The final track on this short but fantastic EP is a cover of the Weakerthans’ song “Plea from a Cat Named Virtue” off their 2003 album Reconstruction Site. Gladie doesn’t go for the full rock feel of the original song, instead taking a slow but steady approach. Electric organ chords ring with a faint beat underneath. Koch’s voice, clear and mostly spoken, comes next. Each layer adds just a little, until Schimelfenig’s deeper voice, strummed acoustic guitar and drums all roll in. The easy going beat allows the lyrics to shine through. Koch’s voice suits John K. Samson’s lyrics well, capturing the wry but honest feel of the story of a cat that’s worried about their depressed owner. The instrumentation stays mostly consistent, with a low electric guitar riff floating in the background every so often. We return to just Koch and the organ for some of my personal favorite lyrics:

All you ever want to do is drink and watch TV

And frankly that thing doesn’t really interest me

I swear I’m going to bite you hard

And taste your tinny blood

If you don’t stop the self-defeating lies

You’ve been repeating since the day you brought me home

I know you’re strong

The guitars and drums return and there’s a brief synth solo that brings the EP to a close. It’s always such a pleasant surprise when an artist you really enjoy covers another artist you really enjoy. And with the EP releasing in this time of extreme uncertainty, the reassuring story the song tells is just what some of us need to hear right now. 

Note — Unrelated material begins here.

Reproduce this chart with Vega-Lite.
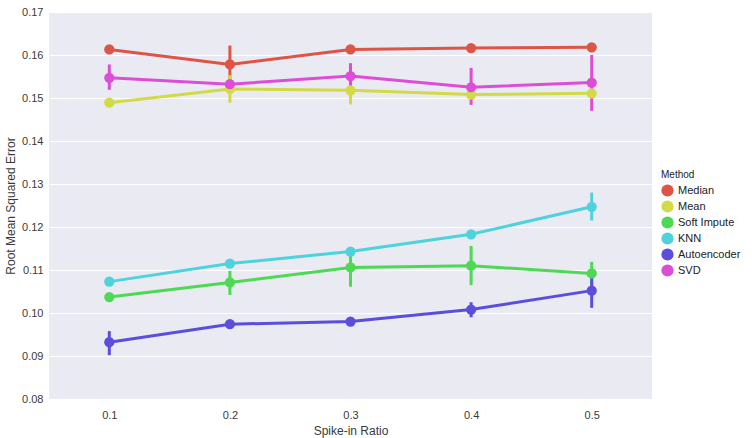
{
  "$schema": "https://vega.github.io/schema/vega-lite/v6.json",
  "autosize": {"type": "none"},
  "padding": {"left": 49, "top": 12, "right": 100, "bottom": 39},
  "width": 603,
  "height": 387,
  "background": "white",
  "config": {
    "font": "Liberation Sans",
    "view": {"fill": "#EAEAF2", "stroke": null},
    "axis": {"labelColor": "#3a3a3a", "titleColor": "#3a3a3a", "labelFontSize": 11, "titleFontSize": 12, "titleFontWeight": "normal", "domain": false, "ticks": false}
  },
  "data": {"values": [
    {"ratio": "0.1", "method": "Median", "rmse": 0.1613, "lo": 0.1610, "hi": 0.1616},
    {"ratio": "0.2", "method": "Median", "rmse": 0.1578, "lo": 0.1535, "hi": 0.1622},
    {"ratio": "0.3", "method": "Median", "rmse": 0.1613, "lo": 0.1610, "hi": 0.1616},
    {"ratio": "0.4", "method": "Median", "rmse": 0.1616, "lo": 0.1613, "hi": 0.1619},
    {"ratio": "0.5", "method": "Median", "rmse": 0.1618, "lo": 0.1615, "hi": 0.1621},
    {"ratio": "0.1", "method": "Mean", "rmse": 0.1489, "lo": 0.1486, "hi": 0.1492},
    {"ratio": "0.2", "method": "Mean", "rmse": 0.1521, "lo": 0.1489, "hi": 0.1553},
    {"ratio": "0.3", "method": "Mean", "rmse": 0.1518, "lo": 0.1485, "hi": 0.1551},
    {"ratio": "0.4", "method": "Mean", "rmse": 0.1508, "lo": 0.1500, "hi": 0.1516},
    {"ratio": "0.5", "method": "Mean", "rmse": 0.1511, "lo": 0.1503, "hi": 0.1519},
    {"ratio": "0.1", "method": "Soft Impute", "rmse": 0.1037, "lo": 0.1034, "hi": 0.1040},
    {"ratio": "0.2", "method": "Soft Impute", "rmse": 0.1071, "lo": 0.1042, "hi": 0.1098},
    {"ratio": "0.3", "method": "Soft Impute", "rmse": 0.1106, "lo": 0.1061, "hi": 0.1140},
    {"ratio": "0.4", "method": "Soft Impute", "rmse": 0.1110, "lo": 0.1065, "hi": 0.1156},
    {"ratio": "0.5", "method": "Soft Impute", "rmse": 0.1092, "lo": 0.1065, "hi": 0.1119},
    {"ratio": "0.1", "method": "KNN", "rmse": 0.1073, "lo": 0.1070, "hi": 0.1076},
    {"ratio": "0.2", "method": "KNN", "rmse": 0.1115, "lo": 0.1105, "hi": 0.1125},
    {"ratio": "0.3", "method": "KNN", "rmse": 0.1143, "lo": 0.1133, "hi": 0.1153},
    {"ratio": "0.4", "method": "KNN", "rmse": 0.1183, "lo": 0.1173, "hi": 0.1193},
    {"ratio": "0.5", "method": "KNN", "rmse": 0.1247, "lo": 0.1215, "hi": 0.1280},
    {"ratio": "0.1", "method": "Autoencoder", "rmse": 0.0932, "lo": 0.0902, "hi": 0.0958},
    {"ratio": "0.2", "method": "Autoencoder", "rmse": 0.0974, "lo": 0.0965, "hi": 0.0983},
    {"ratio": "0.3", "method": "Autoencoder", "rmse": 0.0980, "lo": 0.0972, "hi": 0.0988},
    {"ratio": "0.4", "method": "Autoencoder", "rmse": 0.1008, "lo": 0.0990, "hi": 0.1025},
    {"ratio": "0.5", "method": "Autoencoder", "rmse": 0.1052, "lo": 0.1012, "hi": 0.1092},
    {"ratio": "0.1", "method": "SVD", "rmse": 0.1547, "lo": 0.1519, "hi": 0.1578},
    {"ratio": "0.2", "method": "SVD", "rmse": 0.1532, "lo": 0.1522, "hi": 0.1542},
    {"ratio": "0.3", "method": "SVD", "rmse": 0.1551, "lo": 0.1520, "hi": 0.1581},
    {"ratio": "0.4", "method": "SVD", "rmse": 0.1525, "lo": 0.1484, "hi": 0.1570},
    {"ratio": "0.5", "method": "SVD", "rmse": 0.1536, "lo": 0.1470, "hi": 0.1600}
  ]},
  "encoding": {
    "x": {"field": "ratio", "type": "ordinal", "scale": {"type": "point", "padding": 0.5}, "axis": {"title": "Spike-in Ratio", "labelAngle": 0, "grid": false, "labelPadding": 10, "titlePadding": 5}},
    "color": {"field": "method", "type": "nominal",
      "scale": {"domain": ["Median", "Mean", "Soft Impute", "KNN", "Autoencoder", "SVD"], "range": ["#dc5547", "#d2da48", "#4ed955", "#4ed2dc", "#5c4edc", "#dc4ed6"]},
      "legend": {"title": "Method", "orient": "none", "legendX": 612, "legendY": 158, "symbolType": "circle", "symbolSize": 150, "symbolStrokeWidth": 0, "symbolOpacity": 1, "labelFontSize": 11, "titleFontSize": 10, "titleFontWeight": "normal", "labelColor": "#222", "titleColor": "#222", "rowPadding": 3, "titlePadding": 4}
    }
  },
  "resolve": {"scale": {"y": "shared"}},
  "layer": [
    {"mark": {"type": "rule", "strokeWidth": 3},
     "encoding": {"y": {"field": "lo", "type": "quantitative", "scale": {"domain": [0.08, 0.17], "nice": false, "zero": false}}, "y2": {"field": "hi"}}},
    {"mark": {"type": "line", "strokeWidth": 3},
     "encoding": {"y": {"field": "rmse", "type": "quantitative", "scale": {"domain": [0.08, 0.17], "nice": false, "zero": false}, "axis": {"title": "Root Mean Squared Error", "values": [0.08, 0.09, 0.10, 0.11, 0.12, 0.13, 0.14, 0.15, 0.16, 0.17], "format": ".2f", "gridColor": "white", "gridWidth": 1.2, "labelPadding": 6, "titlePadding": 4}}}},
    {"mark": {"type": "point", "filled": true, "opacity": 1, "size": 105},
     "encoding": {"y": {"field": "rmse", "type": "quantitative", "scale": {"domain": [0.08, 0.17], "nice": false, "zero": false}}}}
  ]
}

Gladie has had a big year for a fairly new group, and their album and two EPs show how confident the band is. They enjoy cutting loose in that half pop-punk half indie rock sound, but they easily play quieter and more thoughtful songs, and happily add more electric sounds. It’s tough when a band you really like calls it quits after too brief a time, but luckily Augusta Koch isn’t one to stay quiet for too long. And with the pace they’re at currently, who knows when the next Gladie release will be. It might be sooner than you expect.